The total perimeter of the window is given by $x + 2y + \pi r = 10$.
Substituting $r = \frac{x}{2}$,we get $x + 2y + \frac{\pi x}{2} = 10$.
$2y = 10 - x(1 + \frac{\pi}{2}) \Rightarrow y = 5 - x(\frac{1}{2} + \frac{\pi}{4})$.
The area $A$ of the window is the sum of the area of the rectangle and the semicircle:
$A = xy + \frac{1}{2} \pi r^2 = xy + \frac{1}{2} \pi (\frac{x}{2})^2 = xy + \frac{\pi x^2}{8}$.

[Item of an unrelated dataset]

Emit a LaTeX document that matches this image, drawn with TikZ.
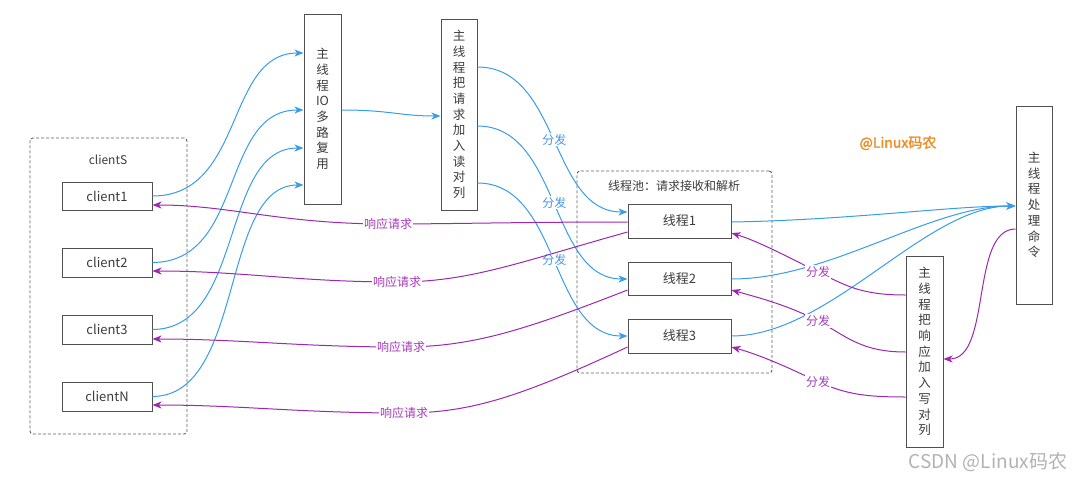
\documentclass[tikz,border=0pt]{standalone}
\usepackage{fontspec}
\setmainfont{Noto Sans CJK SC}[AutoFakeBold=2]
\usetikzlibrary{arrows.meta,calc}
\definecolor{lnblue}{RGB}{56,156,232}
\definecolor{lnpurple}{RGB}{156,39,176}
\definecolor{lbblue}{RGB}{70,150,225}
\definecolor{lbpurple}{RGB}{165,60,185}
\definecolor{boxline}{RGB}{80,80,80}
\definecolor{txt}{RGB}{60,60,60}
\definecolor{brand}{RGB}{240,140,40}
\begin{document}
\begin{tikzpicture}[x=1pt,y=-1pt,
 box/.style={draw=boxline,line width=1pt,fill=white,text=txt,font=\fontsize{13}{15}\selectfont,inner sep=0pt},
 vbox/.style={box,align=center,font=\fontsize{12.5}{15.7}\selectfont},
 group/.style={draw=boxline!90,line width=0.9pt,rounded corners=3pt,dash pattern=on 3pt off 2pt},
 bline/.style={draw=lnblue,line width=1pt},
 pline/.style={draw=lnpurple,line width=1pt},
 tip/.style={-{Stealth[length=9pt,width=7pt,inset=2.5pt]}},
 lab/.style={fill=white,inner sep=1pt,font=\fontsize{12}{14}\selectfont},
 blab/.style={lab,text=lbblue},
 plab/.style={lab,text=lbpurple},
 grp/.style={text=txt,font=\fontsize{12}{14}\selectfont}
]
\useasboundingbox (0,0) rectangle (1080,480);

% groups
\node[group,minimum width=157pt,minimum height=296pt] (clients) at (108.5,286) {};
\node[grp] (clientsl) at (108,160) {clientS};
\node[group,minimum width=195pt,minimum height=202pt] (pool) at (674.5,272) {};
\node[grp] (pooll) at (674,186) {线程池：请求接收和解析};

% clients
\node[box,minimum width=90pt,minimum height=28pt] (c1) at (107,196) {client1};
\node[box,minimum width=90pt,minimum height=29pt] (c2) at (107,262.5) {client2};
\node[box,minimum width=90pt,minimum height=29pt] (c3) at (107,329.5) {client3};
\node[box,minimum width=90pt,minimum height=29pt] (cN) at (107,396.5) {clientN};

% vertical boxes
\node[vbox,minimum width=37pt,minimum height=190pt] (io) at (322.5,109) {主\\线\\程\\IO\\多\\路\\复\\用};
\node[vbox,minimum width=36pt,minimum height=191pt] (rq) at (459,114.5) {主\\线\\程\\把\\请\\求\\加\\入\\读\\对\\列};
\node[vbox,minimum width=36pt,minimum height=198pt] (cmd) at (1034,205) {主\\线\\程\\处\\理\\命\\令};
\node[vbox,minimum width=37pt,minimum height=191pt] (wq) at (924.5,351.5) {主\\线\\程\\把\\响\\应\\加\\入\\写\\对\\列};

% threads
\node[box,minimum width=103pt,minimum height=34pt] (t1) at (679.5,221) {线程1};
\node[box,minimum width=103pt,minimum height=33pt] (t2) at (679.5,278.5) {线程2};
\node[box,minimum width=103pt,minimum height=34pt] (t3) at (679.5,336) {线程3};

% texts
\node[text=brand,font=\fontsize{14}{16}\selectfont\bfseries] (brand) at (898,143) {@Linux码农};
\node[text=black!30,font=\fontsize{19}{21}\selectfont] (wm) at (988,462) {CSDN @Linux码农};

% clients -> IO
\draw[bline,tip] (c1.east) .. controls (245,196) and (225,53) .. ($(io.west)+(0,-56)$);
\draw[bline,tip] (c2.east) .. controls (245,262) and (220,110) .. ($(io.west)+(0,1)$);
\draw[bline,tip] (c3.east) .. controls (245,329) and (220,148) .. ($(io.west)+(0,39)$);
\draw[bline,tip] (cN.east) .. controls (245,396) and (220,185) .. ($(io.west)+(0,76)$);

% IO -> read queue
\draw[bline,tip] ($(io.east)+(0,1)$) .. controls (390,110) and (400,116) .. ($(rq.west)+(0,1.5)$);

% read queue -> threads
\draw[bline,tip] ($(rq.east)+(0,-47.5)$) .. controls (560,67) and (550,212) .. node[blab,pos=0.5] {分发} ($(t1.west)+(0,-9)$);
\draw[bline,tip] ($(rq.east)+(0,11.5)$) .. controls (560,126) and (550,279) .. node[blab,pos=0.5] {分发} ($(t2.west)+(0,0.5)$);
\draw[bline,tip] ($(rq.east)+(0,68.5)$) .. controls (560,183) and (550,336) .. node[blab,pos=0.5] {分发} ($(t3.west)$);

% threads -> command
\draw[bline,tip] ($(t1.east)+(0,1)$) .. controls (850,220) and (950,206) .. ($(cmd.west)+(0,1)$);
\draw[bline,tip] ($(t2.east)+(0,0.5)$) .. controls (830,279) and (930,206) .. ($(cmd.west)+(0,1)$);
\draw[bline,tip] ($(t3.east)$) .. controls (830,336) and (925,206) .. ($(cmd.west)+(0,1)$);

% threads -> clients (responses)
\draw[pline,tip] ($(t1.west)+(0,1)$) .. controls (520,222) and (450,224) .. (388,224) node[plab] {响应请求} .. controls (280,224) and (230,205) .. ($(c1.east)+(0,9)$);
\draw[pline,tip] ($(t1.west)+(0,11)$) .. controls (520,262) and (470,282) .. (397,282) node[plab] {响应请求} .. controls (300,282) and (240,271) .. ($(c2.east)+(0,8.5)$);
\draw[pline,tip] ($(t2.west)+(0,11.5)$) .. controls (520,332) and (470,347) .. (401,347) node[plab] {响应请求} .. controls (300,347) and (240,339) .. ($(c3.east)+(0,9.5)$);
\draw[pline,tip] ($(t3.west)+(0,11)$) .. controls (520,397) and (470,413) .. (404,413) node[plab] {响应请求} .. controls (300,413) and (240,405) .. ($(cN.east)+(0,8.5)$);

% write queue -> threads
\draw[pline,tip] ($(wq.west)+(0,-56.5)$) .. controls (860,295) and (845,285) .. (818,272) node[plab] {分发} .. controls (790,258) and (760,242) .. ($(t1.east)+(0,12)$);
\draw[pline,tip] ($(wq.west)+(0,0.5)$) .. controls (860,352) and (845,335) .. (818,321) node[plab] {分发} .. controls (790,306) and (760,298) .. ($(t2.east)+(0,11.5)$);
\draw[pline,tip] ($(wq.west)+(0,45.5)$) .. controls (860,397) and (845,393) .. (818,382) node[plab] {分发} .. controls (790,368) and (760,355) .. ($(t3.east)+(0,11)$);

% command -> write queue
\draw[pline,tip] ($(cmd.west)+(0,24)$) .. controls (970,229) and (992,359) .. ($(wq.east)+(0,7.5)$);
\end{tikzpicture}
\end{document}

Substituting $y$,we get $A = x(5 - x(\frac{1}{2} + \frac{\pi}{4})) + \frac{\pi x^2}{8} = 5x - \frac{x^2}{2} - \frac{\pi x^2}{4} + \frac{\pi x^2}{8} = 5x - x^2(\frac{1}{2} + \frac{\pi}{8})$.
To maximize area,find $\frac{dA}{dx} = 5 - 2x(\frac{1}{2} + \frac{\pi}{8}) = 5 - x(1 + \frac{\pi}{4}) = 0$.
$x(1 + \frac{\pi}{4}) = 5 \Rightarrow x = \frac{5}{\frac{4+\pi}{4}} = \frac{20}{4+\pi} \, m$.
Checking the second derivative: $\frac{d^2A}{dx^2} = -(1 + \frac{\pi}{4}) < 0$,so the area is maximum at $x = \frac{20}{4+\pi} \, m$.
Now,$y = 5 - \frac{20}{4+\pi}(\frac{2+\pi}{4}) = 5 - \frac{5(2+\pi)}{4+\pi} = \frac{20+5\pi - 10 - 5\pi}{4+\pi} = \frac{10}{4+\pi} \, m$.
Thus,the dimensions are length $x = \frac{20}{4+\pi} \, m$ and breadth $y = \frac{10}{4+\pi} \, m$.